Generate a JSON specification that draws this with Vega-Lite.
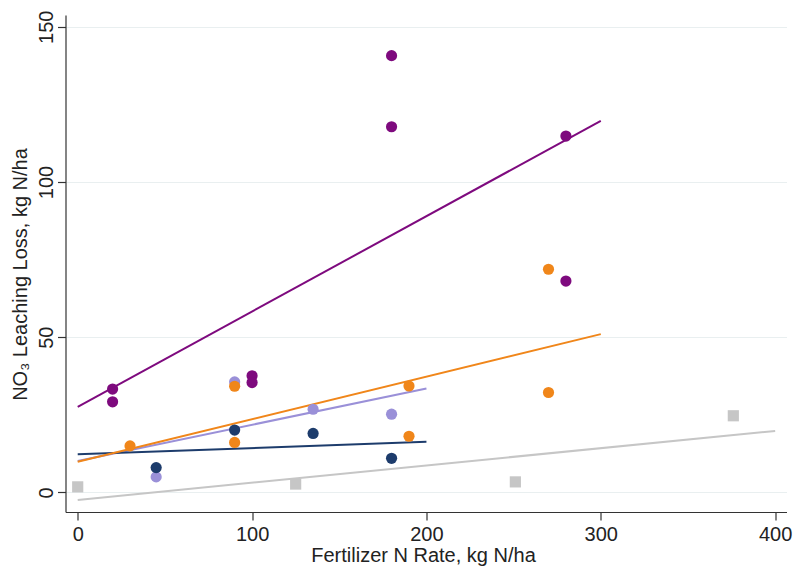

-=-=-=-=-

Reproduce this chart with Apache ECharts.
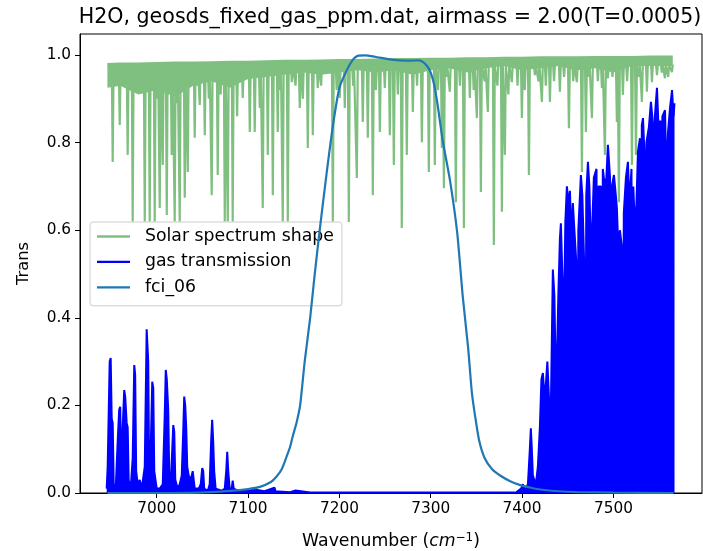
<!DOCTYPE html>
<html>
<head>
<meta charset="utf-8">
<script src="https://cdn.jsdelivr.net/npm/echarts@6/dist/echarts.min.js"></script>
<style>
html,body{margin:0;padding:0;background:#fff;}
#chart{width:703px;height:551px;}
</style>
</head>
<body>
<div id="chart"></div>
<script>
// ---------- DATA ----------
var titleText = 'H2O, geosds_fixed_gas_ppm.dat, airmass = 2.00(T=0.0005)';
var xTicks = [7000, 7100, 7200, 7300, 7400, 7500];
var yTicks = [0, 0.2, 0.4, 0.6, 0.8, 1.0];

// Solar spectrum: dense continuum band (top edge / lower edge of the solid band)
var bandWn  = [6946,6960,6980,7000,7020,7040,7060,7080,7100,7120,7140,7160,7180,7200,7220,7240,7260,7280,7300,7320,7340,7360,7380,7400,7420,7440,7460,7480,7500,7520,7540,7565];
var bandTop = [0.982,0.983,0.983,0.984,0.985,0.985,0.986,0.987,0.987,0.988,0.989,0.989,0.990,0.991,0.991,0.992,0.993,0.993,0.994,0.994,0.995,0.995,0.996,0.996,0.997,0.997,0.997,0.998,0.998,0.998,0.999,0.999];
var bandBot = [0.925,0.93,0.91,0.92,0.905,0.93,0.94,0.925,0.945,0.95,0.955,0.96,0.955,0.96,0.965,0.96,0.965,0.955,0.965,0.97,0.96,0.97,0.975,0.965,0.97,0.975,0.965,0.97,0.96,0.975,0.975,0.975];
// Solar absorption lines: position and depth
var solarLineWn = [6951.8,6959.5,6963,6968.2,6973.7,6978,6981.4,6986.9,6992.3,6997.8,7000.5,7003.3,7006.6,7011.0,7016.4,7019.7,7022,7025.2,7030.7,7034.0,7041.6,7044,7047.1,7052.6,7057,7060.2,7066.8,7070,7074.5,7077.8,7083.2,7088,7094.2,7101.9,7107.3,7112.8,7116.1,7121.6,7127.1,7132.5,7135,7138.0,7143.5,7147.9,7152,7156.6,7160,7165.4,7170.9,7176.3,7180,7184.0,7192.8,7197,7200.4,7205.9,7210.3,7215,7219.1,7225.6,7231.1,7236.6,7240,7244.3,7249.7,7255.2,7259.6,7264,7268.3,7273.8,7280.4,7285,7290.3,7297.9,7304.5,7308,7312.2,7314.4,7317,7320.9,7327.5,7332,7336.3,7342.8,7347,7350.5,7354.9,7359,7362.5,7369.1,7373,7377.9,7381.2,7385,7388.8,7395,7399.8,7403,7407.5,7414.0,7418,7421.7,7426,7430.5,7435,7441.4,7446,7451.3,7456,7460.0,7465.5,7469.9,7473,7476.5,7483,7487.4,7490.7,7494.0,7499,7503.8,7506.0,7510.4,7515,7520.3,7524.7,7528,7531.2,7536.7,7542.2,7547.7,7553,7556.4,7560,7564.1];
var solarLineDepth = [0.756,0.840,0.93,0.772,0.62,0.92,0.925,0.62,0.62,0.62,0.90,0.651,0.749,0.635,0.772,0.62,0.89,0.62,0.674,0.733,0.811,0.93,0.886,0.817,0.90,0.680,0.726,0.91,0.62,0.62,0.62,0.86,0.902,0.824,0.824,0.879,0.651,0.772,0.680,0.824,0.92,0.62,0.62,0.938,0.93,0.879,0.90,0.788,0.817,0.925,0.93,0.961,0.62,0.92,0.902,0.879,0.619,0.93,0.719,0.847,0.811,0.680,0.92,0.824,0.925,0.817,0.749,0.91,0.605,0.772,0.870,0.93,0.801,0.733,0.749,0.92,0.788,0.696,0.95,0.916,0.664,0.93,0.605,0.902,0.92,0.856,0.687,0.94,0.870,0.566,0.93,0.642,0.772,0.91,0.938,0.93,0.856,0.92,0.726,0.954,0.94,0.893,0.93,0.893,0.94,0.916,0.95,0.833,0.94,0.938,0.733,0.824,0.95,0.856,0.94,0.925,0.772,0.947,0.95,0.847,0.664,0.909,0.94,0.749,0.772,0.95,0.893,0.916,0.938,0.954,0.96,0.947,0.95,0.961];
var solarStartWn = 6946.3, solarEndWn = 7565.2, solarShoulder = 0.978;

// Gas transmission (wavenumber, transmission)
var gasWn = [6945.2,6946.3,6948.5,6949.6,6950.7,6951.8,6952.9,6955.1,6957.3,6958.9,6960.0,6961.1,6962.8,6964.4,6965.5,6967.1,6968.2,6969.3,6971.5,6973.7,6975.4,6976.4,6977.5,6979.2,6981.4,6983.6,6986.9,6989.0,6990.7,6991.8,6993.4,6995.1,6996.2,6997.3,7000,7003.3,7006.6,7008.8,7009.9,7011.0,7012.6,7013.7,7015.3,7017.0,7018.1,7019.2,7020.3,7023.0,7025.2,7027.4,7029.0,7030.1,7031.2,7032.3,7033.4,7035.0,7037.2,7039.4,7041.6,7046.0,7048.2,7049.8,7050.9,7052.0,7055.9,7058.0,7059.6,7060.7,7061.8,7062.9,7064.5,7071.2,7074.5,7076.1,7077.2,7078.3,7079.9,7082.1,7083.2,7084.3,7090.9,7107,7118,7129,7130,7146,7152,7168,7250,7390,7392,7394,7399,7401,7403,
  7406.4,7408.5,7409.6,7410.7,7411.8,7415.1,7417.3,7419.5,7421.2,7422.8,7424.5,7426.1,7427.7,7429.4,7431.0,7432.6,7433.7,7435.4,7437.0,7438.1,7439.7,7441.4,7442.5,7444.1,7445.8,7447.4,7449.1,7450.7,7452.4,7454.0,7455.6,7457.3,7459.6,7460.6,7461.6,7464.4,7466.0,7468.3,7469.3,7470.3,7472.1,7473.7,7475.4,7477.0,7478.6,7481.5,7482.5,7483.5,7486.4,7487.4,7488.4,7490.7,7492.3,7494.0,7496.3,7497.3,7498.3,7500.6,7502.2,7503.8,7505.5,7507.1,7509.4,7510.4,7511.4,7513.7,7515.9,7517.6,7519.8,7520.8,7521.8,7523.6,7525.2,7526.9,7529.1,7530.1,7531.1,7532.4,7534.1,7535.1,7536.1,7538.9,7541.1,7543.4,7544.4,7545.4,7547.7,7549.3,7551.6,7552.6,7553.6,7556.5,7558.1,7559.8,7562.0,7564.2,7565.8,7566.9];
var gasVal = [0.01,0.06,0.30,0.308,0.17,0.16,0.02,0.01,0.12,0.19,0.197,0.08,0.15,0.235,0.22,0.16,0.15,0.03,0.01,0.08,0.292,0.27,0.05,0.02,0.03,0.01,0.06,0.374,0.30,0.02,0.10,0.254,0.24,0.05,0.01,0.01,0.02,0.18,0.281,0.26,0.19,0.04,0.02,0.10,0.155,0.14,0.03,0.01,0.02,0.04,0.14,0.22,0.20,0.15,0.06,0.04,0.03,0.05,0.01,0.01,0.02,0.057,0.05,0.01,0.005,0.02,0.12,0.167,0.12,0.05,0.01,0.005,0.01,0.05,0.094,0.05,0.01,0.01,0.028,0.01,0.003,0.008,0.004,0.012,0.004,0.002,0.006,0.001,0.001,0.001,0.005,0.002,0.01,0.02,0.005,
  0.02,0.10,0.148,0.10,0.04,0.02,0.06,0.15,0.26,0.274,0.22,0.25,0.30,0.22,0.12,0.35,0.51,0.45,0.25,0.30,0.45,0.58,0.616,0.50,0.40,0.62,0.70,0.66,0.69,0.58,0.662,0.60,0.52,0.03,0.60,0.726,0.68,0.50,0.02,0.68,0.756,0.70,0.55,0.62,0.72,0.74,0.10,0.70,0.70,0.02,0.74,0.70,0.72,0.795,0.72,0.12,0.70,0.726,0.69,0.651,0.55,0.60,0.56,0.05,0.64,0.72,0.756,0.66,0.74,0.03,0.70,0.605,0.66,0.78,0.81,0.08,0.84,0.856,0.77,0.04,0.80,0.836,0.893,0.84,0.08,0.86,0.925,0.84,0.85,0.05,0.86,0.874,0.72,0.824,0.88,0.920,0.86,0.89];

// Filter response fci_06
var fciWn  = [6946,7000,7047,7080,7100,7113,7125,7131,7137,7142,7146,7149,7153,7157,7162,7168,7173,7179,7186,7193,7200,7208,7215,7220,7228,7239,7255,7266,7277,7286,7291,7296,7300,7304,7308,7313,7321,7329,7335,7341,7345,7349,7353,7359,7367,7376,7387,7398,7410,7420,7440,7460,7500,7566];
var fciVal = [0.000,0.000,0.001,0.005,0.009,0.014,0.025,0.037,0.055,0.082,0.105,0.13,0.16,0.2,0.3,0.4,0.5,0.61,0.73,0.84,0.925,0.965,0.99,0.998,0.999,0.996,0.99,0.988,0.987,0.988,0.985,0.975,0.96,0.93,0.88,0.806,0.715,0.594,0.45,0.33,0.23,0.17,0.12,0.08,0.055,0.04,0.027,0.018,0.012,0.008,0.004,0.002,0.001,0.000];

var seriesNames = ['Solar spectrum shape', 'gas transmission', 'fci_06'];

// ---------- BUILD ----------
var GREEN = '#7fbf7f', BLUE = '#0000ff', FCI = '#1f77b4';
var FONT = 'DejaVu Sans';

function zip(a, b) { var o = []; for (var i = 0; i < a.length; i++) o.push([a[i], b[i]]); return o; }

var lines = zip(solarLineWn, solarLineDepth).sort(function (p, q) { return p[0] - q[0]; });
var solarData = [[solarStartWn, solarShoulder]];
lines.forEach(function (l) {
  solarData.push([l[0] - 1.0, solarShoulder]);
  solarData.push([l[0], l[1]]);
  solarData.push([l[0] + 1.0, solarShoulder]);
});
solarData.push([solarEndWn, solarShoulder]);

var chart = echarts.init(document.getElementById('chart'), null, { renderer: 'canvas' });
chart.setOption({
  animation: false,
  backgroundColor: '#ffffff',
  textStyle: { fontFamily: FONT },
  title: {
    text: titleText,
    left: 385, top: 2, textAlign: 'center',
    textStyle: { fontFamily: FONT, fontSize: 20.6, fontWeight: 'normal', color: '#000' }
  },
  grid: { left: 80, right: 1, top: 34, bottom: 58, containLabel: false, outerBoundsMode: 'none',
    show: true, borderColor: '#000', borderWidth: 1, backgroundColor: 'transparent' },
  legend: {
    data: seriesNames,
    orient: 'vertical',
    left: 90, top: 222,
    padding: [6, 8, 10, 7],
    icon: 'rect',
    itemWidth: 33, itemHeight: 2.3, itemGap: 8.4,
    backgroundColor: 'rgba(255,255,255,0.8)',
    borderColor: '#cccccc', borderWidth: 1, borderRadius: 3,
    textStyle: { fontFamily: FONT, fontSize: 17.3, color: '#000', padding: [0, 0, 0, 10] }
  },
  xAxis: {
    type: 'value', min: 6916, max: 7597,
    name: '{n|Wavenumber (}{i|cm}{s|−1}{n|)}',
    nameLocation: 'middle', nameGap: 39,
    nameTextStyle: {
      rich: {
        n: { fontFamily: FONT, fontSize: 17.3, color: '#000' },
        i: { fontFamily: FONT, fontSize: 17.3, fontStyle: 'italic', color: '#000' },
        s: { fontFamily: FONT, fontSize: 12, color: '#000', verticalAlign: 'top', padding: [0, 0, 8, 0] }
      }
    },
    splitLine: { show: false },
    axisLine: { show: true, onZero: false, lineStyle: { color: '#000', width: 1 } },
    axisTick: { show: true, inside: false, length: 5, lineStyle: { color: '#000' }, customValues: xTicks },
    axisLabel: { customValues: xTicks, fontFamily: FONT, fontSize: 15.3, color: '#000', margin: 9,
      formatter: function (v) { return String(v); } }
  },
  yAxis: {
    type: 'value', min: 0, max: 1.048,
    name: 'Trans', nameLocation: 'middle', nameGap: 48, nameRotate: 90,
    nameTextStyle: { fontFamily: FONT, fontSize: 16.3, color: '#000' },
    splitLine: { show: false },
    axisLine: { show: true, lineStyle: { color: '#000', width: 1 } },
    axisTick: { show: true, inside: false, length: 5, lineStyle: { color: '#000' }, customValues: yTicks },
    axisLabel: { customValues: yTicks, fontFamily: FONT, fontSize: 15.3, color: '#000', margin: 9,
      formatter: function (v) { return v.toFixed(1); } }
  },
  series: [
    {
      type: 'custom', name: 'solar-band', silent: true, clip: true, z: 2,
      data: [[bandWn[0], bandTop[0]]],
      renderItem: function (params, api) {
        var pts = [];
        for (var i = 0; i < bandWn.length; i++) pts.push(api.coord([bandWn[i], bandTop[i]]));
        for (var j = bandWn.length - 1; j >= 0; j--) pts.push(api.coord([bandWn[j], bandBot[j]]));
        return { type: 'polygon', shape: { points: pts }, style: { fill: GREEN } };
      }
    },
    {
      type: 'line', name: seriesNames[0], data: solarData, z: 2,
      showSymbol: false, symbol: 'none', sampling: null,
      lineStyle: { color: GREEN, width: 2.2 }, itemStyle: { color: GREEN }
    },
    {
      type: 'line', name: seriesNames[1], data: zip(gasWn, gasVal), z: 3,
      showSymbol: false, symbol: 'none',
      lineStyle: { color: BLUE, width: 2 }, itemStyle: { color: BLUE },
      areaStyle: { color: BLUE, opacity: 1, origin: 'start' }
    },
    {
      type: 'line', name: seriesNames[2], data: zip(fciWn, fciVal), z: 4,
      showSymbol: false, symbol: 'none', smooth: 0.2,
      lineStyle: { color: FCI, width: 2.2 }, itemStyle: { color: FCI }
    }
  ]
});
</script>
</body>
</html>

-=-=-=-=-

▶ Written problem: Exactly as they appear, write out the lines from the one containing "Reproduce this chart with Apache ECharts." down to the one containing "var yTicks = [0, 0.2, 0.4, 0.6, 0.8, 1.0];", both included. Pictures are left out.

▶ The completed task:
Reproduce this chart with Apache ECharts.
<!DOCTYPE html>
<html>
<head>
<meta charset="utf-8">
<script src="https://cdn.jsdelivr.net/npm/echarts@6/dist/echarts.min.js"></script>
<style>
html,body{margin:0;padding:0;background:#fff;}
#chart{width:703px;height:551px;}
</style>
</head>
<body>
<div id="chart"></div>
<script>
// ---------- DATA ----------
var titleText = 'H2O, geosds_fixed_gas_ppm.dat, airmass = 2.00(T=0.0005)';
var xTicks = [7000, 7100, 7200, 7300, 7400, 7500];
var yTicks = [0, 0.2, 0.4, 0.6, 0.8, 1.0];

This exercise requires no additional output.